BEGIN Exercise inputs
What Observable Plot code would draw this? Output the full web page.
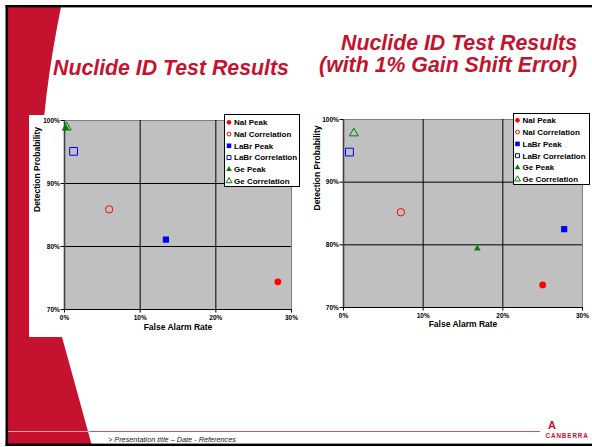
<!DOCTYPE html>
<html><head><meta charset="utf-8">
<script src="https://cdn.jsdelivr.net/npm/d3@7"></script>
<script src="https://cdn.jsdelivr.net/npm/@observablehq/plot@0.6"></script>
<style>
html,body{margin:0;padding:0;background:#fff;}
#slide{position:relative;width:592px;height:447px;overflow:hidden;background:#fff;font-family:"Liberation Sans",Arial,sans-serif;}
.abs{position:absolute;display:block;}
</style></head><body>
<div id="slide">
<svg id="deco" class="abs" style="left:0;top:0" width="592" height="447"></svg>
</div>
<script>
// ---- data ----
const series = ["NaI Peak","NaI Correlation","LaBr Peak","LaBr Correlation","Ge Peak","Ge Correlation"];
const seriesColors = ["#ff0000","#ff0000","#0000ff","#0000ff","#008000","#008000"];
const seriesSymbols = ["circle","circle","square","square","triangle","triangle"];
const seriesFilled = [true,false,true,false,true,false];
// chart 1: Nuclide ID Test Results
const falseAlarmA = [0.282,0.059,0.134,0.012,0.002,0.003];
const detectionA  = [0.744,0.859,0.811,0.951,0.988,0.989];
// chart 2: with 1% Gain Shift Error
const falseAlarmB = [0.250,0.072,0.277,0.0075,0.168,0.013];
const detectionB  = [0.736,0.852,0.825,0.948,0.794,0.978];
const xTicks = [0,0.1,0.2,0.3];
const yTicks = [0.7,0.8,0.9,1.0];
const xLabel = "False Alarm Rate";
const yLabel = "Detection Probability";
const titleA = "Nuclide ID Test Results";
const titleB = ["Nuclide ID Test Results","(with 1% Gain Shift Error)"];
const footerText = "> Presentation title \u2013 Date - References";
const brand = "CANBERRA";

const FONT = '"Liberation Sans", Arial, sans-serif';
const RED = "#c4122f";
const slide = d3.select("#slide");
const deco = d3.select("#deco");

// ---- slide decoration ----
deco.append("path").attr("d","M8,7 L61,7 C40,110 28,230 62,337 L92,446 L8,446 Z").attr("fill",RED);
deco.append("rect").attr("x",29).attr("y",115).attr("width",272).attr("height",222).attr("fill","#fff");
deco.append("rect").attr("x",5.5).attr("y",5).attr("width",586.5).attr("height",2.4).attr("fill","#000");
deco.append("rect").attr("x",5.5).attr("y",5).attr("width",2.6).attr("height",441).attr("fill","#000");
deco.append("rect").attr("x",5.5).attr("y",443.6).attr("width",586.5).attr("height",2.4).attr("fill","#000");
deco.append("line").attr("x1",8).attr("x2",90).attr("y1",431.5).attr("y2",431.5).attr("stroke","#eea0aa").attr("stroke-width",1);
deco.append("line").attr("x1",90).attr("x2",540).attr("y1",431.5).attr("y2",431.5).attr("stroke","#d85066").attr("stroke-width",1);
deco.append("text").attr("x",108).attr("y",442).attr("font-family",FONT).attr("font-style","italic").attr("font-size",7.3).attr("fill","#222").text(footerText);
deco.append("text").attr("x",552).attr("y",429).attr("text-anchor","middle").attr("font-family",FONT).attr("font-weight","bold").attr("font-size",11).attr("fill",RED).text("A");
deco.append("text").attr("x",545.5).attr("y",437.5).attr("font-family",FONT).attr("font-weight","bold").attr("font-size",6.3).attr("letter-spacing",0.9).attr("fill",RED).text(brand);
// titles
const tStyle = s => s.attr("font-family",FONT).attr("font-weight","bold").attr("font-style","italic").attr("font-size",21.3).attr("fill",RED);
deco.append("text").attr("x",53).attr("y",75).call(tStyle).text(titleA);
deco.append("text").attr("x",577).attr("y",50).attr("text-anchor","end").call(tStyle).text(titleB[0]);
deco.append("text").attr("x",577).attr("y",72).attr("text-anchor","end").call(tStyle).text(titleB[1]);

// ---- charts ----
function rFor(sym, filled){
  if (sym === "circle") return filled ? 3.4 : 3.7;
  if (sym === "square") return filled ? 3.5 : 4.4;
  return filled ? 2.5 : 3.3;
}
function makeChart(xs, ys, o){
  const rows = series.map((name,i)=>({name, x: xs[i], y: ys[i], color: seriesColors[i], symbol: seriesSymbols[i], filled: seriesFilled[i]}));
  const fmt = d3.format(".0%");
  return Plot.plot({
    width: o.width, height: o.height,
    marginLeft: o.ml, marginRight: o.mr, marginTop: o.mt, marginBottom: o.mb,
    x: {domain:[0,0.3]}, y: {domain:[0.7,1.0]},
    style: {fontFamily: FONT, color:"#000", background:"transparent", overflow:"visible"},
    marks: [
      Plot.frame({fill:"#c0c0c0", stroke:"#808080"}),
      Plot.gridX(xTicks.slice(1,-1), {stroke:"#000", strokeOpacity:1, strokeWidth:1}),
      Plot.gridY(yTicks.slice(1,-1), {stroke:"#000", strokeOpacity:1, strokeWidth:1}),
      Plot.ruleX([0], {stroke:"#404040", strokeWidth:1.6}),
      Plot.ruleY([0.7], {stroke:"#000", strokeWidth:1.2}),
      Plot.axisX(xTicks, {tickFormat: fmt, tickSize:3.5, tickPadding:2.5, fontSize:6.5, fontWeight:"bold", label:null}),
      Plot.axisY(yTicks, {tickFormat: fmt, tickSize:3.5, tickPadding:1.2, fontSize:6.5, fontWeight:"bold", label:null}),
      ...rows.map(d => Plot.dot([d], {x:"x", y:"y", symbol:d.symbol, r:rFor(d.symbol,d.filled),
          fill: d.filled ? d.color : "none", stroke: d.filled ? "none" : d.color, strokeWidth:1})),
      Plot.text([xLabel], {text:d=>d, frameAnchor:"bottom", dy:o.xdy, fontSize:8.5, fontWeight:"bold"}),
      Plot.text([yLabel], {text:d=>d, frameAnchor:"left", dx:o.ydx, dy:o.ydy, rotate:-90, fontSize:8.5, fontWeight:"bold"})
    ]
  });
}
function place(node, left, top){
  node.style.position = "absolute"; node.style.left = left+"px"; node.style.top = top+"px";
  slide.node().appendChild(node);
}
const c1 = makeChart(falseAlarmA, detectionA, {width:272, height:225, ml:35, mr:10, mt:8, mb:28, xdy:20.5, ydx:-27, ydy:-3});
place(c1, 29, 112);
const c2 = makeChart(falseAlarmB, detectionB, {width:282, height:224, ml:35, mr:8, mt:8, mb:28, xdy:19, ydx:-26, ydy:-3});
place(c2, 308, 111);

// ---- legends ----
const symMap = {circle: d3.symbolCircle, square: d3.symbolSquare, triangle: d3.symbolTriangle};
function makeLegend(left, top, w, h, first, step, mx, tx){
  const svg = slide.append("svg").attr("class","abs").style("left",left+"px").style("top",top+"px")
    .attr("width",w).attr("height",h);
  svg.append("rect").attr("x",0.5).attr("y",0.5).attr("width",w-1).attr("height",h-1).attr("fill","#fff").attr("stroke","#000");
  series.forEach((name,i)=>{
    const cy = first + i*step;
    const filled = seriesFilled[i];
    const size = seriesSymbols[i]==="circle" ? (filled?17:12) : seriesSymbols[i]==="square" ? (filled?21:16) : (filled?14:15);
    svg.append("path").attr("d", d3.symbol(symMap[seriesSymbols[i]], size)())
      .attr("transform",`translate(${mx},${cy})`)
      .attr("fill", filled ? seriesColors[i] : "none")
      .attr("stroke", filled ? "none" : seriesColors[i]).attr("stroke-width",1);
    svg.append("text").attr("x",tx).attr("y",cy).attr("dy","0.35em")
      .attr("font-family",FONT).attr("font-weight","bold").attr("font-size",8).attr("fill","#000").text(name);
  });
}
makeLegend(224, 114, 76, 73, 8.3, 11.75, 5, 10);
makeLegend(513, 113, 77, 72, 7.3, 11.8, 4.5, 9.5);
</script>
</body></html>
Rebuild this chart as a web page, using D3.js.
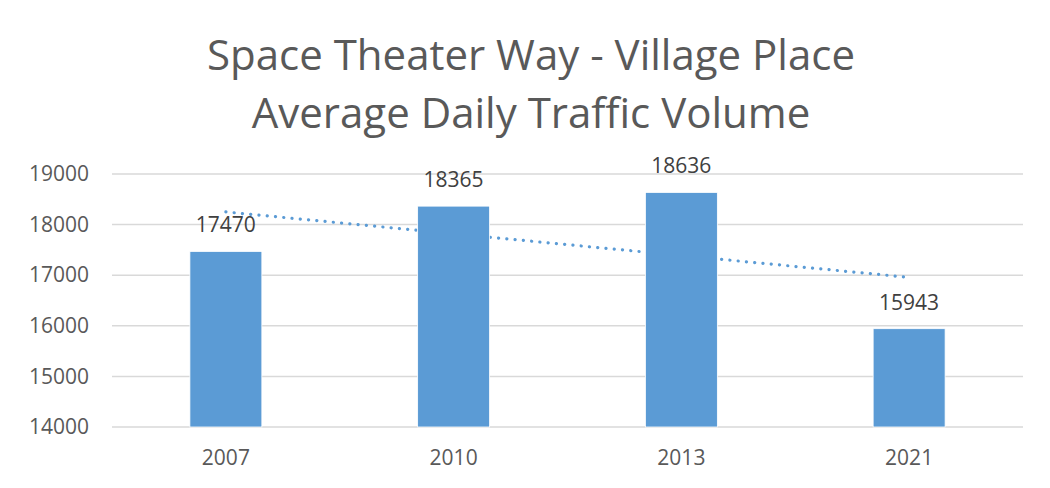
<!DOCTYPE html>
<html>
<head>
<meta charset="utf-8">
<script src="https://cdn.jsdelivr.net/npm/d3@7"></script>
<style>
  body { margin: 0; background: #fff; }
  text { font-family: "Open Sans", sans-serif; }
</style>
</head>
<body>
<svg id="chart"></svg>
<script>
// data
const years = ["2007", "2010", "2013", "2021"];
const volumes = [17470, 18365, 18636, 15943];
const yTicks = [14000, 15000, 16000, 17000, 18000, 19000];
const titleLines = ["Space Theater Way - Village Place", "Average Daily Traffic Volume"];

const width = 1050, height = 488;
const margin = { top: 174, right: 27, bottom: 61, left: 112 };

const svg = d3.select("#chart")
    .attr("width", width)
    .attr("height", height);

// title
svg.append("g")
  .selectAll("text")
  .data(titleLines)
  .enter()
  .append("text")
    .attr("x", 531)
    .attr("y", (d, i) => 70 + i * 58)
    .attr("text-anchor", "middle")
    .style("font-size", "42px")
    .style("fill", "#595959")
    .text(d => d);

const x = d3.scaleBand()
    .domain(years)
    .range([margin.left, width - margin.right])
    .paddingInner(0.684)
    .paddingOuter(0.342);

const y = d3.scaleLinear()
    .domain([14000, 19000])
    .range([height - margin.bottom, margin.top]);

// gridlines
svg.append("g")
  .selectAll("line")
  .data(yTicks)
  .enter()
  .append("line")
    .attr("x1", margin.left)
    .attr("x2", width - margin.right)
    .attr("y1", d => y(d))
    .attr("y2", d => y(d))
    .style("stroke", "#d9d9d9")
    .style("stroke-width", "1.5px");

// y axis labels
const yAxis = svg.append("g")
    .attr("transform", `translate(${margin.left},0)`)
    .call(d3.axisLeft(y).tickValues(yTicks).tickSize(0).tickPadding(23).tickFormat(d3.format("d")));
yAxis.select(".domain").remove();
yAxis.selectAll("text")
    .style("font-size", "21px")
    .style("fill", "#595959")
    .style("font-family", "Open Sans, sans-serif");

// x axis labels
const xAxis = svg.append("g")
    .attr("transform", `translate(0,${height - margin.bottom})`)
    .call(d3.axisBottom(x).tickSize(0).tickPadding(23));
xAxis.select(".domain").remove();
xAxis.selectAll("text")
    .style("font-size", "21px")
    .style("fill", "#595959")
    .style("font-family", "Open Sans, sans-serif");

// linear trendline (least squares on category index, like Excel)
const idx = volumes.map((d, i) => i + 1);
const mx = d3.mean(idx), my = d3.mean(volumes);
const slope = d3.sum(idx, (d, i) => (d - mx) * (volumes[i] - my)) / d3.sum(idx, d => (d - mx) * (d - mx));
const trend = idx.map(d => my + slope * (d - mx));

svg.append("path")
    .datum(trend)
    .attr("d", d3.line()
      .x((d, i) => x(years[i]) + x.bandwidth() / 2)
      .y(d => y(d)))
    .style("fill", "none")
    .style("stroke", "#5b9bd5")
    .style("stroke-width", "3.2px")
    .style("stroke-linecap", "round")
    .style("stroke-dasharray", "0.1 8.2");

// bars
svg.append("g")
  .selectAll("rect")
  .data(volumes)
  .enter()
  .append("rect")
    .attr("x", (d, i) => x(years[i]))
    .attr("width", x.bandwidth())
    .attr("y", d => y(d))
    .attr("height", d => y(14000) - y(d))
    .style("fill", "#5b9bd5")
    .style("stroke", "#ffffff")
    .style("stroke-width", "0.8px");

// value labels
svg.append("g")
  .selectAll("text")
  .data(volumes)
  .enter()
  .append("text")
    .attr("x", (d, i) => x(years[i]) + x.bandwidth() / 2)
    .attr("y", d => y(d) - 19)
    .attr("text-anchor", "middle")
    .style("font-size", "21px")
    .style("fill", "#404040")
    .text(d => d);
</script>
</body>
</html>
END Exercise inputs
• _What to produce_:
From the records above, work out how many lines contain the string "page". Give only the number.

• _Final answer_:
2